BKD surveillance in Scotland continues as a rolling programme with each farm holding susceptible species being tested every second year in conjunction with sampling for VHS and IHN.


BKD continues to be an economically significant disease with respect to affected salmonid farms within Great Britain. Through compliance with domestic and European fish health legislation, the activity of the Competent Authority in Scotland, England and Wales has helped to reduce the introduction and further spread of the pathogen responsible for causing BKD.

Additional information

BKD is a notifiable disease. If you suspect the presence of BKD you must contact the relevant Competent Authority – FRS in Scotland and Cefas in England and Wales. More information on BKD and other notifiable can be found at or or contact:

Fisheries Research Services
PO Box 101
375 Victoria Road
AB11 9DB
Tel. 01224 876 544

Centre for Environment Fisheries
and Aquaculture Science
Weymouth Laboratory
Barrack Road
The Nothe
Tel. 01305 206 673

Glossary of Terms

Agar Plates – a nutrient rich medium that is used to culture bacteria and fungi isolated from an individual organ of a fish using a swab.

Antibody – proteins found within the blood and other tissue fluids that form part of the immune system. Antibodies identify and neutralise specific bacteria and viruses

Antigen – a molecule that stimulates an immune response

Designated Area Order (DAO) – Movement restrictions designating a specified area and preventing the movement of live fish, eggs or gametes of fish into, out of and within that area, and the movement of feedstuff out off the area, without the permission of Ministers. There are also provisions to remove dead and dying fish from the designated area.

Epidemiological links – a connection or activity which may be associated with the spread of a particular disease or pathogen. Examples could include – fish movements, transporter movements and movement of infected equipment.

List III disease – Are diseases specified within Council Directive 91/67/EEC which are not subject to EU wide control. However, Member States may, under Articles 12 and 13 of 91/67, apply to the Commission for approval of national programmes to control any of the List III diseases (including application of those requirements to trade with other countries). Control is based on additional guarantees granted through Commission Decision 2004/453/EC in respect of areas of the EU that can demonstrate freedom from or have programmes in place to eradicate disease.

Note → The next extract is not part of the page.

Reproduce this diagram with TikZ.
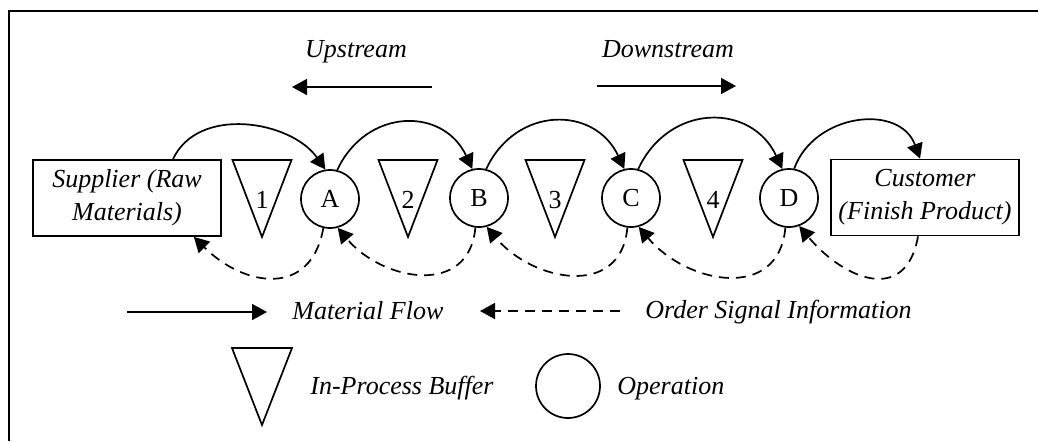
\documentclass[tikz,border=0pt]{standalone}
\usepackage{fontspec}
\setmainfont{Liberation Serif}
\usetikzlibrary{arrows.meta,calc}
\begin{document}
\begin{tikzpicture}[x=0.5pt,y=0.5pt,
  font=\fontsize{13}{16.5}\selectfont,
  shp/.style={draw,line width=0.85pt},
  box/.style={shp,rectangle,minimum width=94pt,minimum height=38pt,align=center,inner sep=0pt,font=\fontsize{13}{16.5}\selectfont\itshape},
  op/.style={shp,circle,minimum size=29pt,inner sep=0pt},
  flow/.style={line width=0.85pt,-{Triangle[length=7.5pt,width=8pt]}},
  sig/.style={flow,dash pattern=on 5pt off 3.5pt},
  lbl/.style={font=\fontsize{13}{16.5}\selectfont\itshape,inner sep=0pt}]
\useasboundingbox (0,0) rectangle (1038,-441);
\draw[line width=1.2pt] (9,-441) -- (9,-11) -- (1038,-11);

% direction labels
\node[lbl,anchor=base] (up) at (356,-57) {Upstream};
\node[lbl,anchor=base] (down) at (668,-57) {Downstream};
\coordinate (u1) at (432,-87);
\coordinate (u2) at (292,-87);
\coordinate (d1) at (597,-86);
\coordinate (d2) at (736,-86);
\draw[flow] (u1) -- (u2);
\draw[flow] (d1) -- (d2);

% boxes
\node[box] (sup) at (127,-198) {Supplier (Raw\\Materials)};
\node[box] (cus) at (925,-197.5) {Customer\\(Finish Product)};

% operations
\node[op] (A) at (330,-199) {A};
\node[op] (B) at (479,-198) {B};
\node[op] (C) at (631,-198) {C};
\node[op] (D) at (789,-198) {D};

% buffers
\foreach \n/\x in {1/262,2/408,3/555,4/713} {
  \draw[shp] ({\x-29.5},-160) -- ({\x+29.5},-160) -- (\x,-237) -- cycle;
  \node[inner sep=0pt] (t\n) at (\x,-200) {\n};
}

% material flow arcs
\draw[flow] ($(sup.north)+(46,0)$) to[out=65,in=125,looseness=1.0] (A.99);
\draw[flow] (A.76) to[out=65,in=115,looseness=1.3] (B.103);
\draw[flow] (B.76) to[out=65,in=115,looseness=1.3] (C.103);
\draw[flow] (C.76) to[out=65,in=115,looseness=1.3] (D.103);
\draw[flow] (D.80) to[out=70,in=110,looseness=1.2] ($(cus.north)+(-5,0)$);

% order signal arcs
\draw[sig] (A.257) to[out=-100,in=-45,looseness=1.4] ($(sup.south east)+(-28,0)$);
\draw[sig] (B.263) to[out=-95,in=-50,looseness=1.3] (A.285);
\draw[sig] (C.263) to[out=-95,in=-50,looseness=1.3] (B.285);
\draw[sig] (D.263) to[out=-95,in=-50,looseness=1.3] (C.285);
\draw[sig] ($(cus.south)+(-7,0)$) to[out=-100,in=-50,looseness=1.5] (D.290);

% legend
\coordinate (m1) at (127,-312);
\coordinate (m2) at (267,-312);
\draw[flow] (m1) -- (m2);
\node[lbl,anchor=base west] (mf) at (292,-319) {Material Flow};
\coordinate (s1) at (620,-311);
\coordinate (s2) at (480,-311);
\draw[sig] (s1) -- (s2);
\node[lbl,anchor=base west] (os) at (645,-318) {Order Signal Information};

\draw[shp] (232,-348) -- (292,-348) -- (262,-425) -- cycle;
\node[lbl,anchor=base west] (ipb) at (310,-394) {In-Process Buffer};
\node[op,minimum size=32pt] (lop) at (568,-386) {};
\node[lbl,anchor=base west] (opn) at (617,-394) {Operation};
\end{tikzpicture}
\end{document}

Examples of List III diseases include Bacterial Kidney Disease (BKD), Gyrodactylus salaris, and Spring Viraemia of Carp (SVC)

List II disease – Are diseases specified within Council Directive 91/67/EEC which are present within the European Union. Approved country, zone or farm status may be granted if there is sufficient evidence of freedom from disease at the appropriate level, or if no populations of susceptible species exist. Control and eradication policies are mandatory through Council Directive 93/53/EEC.

Examples of List II diseases include Viral Haemorrhagic Septicaemia (VHS) and Infectious Haematopoietic Necrosis (IHN)

RNAlater – an aqueous saline tissue storage agent which penetrates tissues to quickly stabilise and protect cellular RNA

Thirty Day Notice (TDN) – Movement restriction preventing the movement of live fish, eggs or gametes of fish on and off a fish farm site and the movement of feedstuffs for fish off a fish farm site without the permission of Ministers.